Source code of charts:
== == ==

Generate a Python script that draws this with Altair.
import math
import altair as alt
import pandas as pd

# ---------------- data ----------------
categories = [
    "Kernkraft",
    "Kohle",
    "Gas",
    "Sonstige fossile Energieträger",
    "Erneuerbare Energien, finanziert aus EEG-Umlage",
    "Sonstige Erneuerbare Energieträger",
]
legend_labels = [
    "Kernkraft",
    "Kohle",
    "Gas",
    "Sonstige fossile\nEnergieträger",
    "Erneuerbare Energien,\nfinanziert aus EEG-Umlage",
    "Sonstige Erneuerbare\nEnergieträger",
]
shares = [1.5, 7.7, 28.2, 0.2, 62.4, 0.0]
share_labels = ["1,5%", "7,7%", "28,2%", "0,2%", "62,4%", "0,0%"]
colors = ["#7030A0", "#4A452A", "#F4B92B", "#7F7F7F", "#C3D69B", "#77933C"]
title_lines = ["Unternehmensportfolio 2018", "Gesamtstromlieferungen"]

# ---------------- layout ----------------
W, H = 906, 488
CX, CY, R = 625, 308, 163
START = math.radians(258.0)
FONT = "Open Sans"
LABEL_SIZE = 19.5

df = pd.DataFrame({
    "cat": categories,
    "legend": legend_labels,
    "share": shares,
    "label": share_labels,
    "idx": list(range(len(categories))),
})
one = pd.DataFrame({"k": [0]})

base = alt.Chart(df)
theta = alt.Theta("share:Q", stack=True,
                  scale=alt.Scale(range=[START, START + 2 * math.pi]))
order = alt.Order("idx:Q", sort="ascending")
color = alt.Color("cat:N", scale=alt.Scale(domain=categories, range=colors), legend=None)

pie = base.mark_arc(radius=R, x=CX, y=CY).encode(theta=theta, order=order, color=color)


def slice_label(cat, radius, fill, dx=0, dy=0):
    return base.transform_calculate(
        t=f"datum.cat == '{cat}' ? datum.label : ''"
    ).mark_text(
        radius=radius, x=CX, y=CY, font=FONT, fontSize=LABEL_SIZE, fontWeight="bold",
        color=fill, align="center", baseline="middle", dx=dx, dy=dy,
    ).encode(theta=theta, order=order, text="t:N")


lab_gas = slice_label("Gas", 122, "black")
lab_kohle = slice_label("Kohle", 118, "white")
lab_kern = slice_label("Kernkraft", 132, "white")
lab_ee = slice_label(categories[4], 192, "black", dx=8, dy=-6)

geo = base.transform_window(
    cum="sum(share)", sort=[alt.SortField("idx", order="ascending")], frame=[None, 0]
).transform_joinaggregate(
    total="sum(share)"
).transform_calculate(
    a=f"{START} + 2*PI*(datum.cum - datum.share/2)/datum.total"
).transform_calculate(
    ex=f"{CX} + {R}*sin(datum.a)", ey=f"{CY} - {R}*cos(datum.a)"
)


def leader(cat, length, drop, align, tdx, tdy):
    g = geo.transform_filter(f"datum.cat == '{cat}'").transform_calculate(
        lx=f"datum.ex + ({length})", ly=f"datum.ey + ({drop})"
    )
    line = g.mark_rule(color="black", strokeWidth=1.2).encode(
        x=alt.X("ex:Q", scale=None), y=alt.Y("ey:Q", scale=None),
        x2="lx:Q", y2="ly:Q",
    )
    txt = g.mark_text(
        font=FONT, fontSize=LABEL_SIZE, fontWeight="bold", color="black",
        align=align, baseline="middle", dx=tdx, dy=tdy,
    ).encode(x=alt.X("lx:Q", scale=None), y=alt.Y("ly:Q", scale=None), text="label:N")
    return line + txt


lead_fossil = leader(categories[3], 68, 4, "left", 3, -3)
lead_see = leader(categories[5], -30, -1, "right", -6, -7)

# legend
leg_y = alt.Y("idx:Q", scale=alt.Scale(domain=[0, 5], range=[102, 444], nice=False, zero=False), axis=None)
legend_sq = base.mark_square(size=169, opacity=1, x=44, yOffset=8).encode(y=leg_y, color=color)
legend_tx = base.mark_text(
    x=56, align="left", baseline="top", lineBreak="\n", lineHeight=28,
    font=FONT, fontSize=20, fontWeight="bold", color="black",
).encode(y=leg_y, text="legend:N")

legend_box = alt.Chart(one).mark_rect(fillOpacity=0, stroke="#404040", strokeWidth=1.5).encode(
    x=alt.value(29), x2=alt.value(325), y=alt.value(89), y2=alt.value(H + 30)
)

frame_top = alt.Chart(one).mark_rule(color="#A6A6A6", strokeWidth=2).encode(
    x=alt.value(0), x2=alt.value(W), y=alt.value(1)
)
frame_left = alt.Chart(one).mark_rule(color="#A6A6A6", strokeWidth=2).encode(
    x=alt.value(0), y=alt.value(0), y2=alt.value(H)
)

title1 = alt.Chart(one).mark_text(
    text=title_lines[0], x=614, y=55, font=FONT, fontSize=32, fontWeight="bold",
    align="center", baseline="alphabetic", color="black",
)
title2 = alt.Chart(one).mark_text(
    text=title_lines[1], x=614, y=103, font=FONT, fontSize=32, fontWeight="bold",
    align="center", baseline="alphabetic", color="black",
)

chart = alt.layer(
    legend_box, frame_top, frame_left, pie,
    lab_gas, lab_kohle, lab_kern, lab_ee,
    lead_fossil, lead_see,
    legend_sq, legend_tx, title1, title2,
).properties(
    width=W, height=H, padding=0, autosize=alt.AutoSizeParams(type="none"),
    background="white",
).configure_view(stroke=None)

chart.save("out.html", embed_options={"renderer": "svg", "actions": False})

== == ==

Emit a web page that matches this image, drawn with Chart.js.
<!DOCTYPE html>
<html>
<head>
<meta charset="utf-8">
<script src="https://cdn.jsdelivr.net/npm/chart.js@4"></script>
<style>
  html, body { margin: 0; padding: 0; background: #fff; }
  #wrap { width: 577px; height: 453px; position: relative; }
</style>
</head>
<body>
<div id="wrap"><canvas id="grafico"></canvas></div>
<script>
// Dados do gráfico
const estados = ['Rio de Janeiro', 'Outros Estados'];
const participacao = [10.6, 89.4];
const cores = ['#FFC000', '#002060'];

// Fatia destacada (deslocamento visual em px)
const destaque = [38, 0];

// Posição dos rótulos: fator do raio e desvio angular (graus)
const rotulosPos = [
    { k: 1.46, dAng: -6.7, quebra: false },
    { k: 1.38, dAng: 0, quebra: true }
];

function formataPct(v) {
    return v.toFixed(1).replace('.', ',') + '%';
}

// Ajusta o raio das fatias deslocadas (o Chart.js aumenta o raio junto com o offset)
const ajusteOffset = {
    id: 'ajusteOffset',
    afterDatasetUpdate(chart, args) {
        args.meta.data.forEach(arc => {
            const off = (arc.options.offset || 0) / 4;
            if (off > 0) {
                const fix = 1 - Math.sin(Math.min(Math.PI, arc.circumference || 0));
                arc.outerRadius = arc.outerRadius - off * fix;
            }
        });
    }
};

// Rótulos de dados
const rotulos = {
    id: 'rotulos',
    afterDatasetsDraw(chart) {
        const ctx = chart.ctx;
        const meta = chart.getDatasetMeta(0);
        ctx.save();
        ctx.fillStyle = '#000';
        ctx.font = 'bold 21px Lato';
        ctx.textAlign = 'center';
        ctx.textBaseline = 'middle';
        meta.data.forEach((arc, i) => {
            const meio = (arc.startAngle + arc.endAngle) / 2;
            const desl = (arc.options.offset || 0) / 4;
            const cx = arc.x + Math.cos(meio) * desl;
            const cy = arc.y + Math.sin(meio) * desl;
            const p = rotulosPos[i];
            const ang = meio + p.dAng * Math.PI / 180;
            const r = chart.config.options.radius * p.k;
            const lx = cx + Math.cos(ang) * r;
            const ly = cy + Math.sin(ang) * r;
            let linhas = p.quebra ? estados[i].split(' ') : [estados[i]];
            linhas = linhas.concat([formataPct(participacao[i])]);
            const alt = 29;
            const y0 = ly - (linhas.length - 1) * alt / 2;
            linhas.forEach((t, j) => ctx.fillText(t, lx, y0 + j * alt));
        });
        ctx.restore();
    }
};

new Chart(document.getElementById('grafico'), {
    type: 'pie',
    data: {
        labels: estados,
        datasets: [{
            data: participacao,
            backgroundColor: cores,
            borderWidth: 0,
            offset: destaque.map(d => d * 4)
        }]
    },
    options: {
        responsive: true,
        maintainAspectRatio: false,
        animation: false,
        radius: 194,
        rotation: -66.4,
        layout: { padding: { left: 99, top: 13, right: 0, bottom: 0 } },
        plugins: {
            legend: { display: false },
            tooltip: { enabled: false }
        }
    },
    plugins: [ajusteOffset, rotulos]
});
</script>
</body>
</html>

== == ==

[Given problem]
Exactly the lines from the line containing "Generate a Python" to the line containing "import pandas as pd", both included, are to be set down; no other line belongs in the answer.

[Complete output]
Generate a Python script that draws this with Altair.
import math
import altair as alt
import pandas as pd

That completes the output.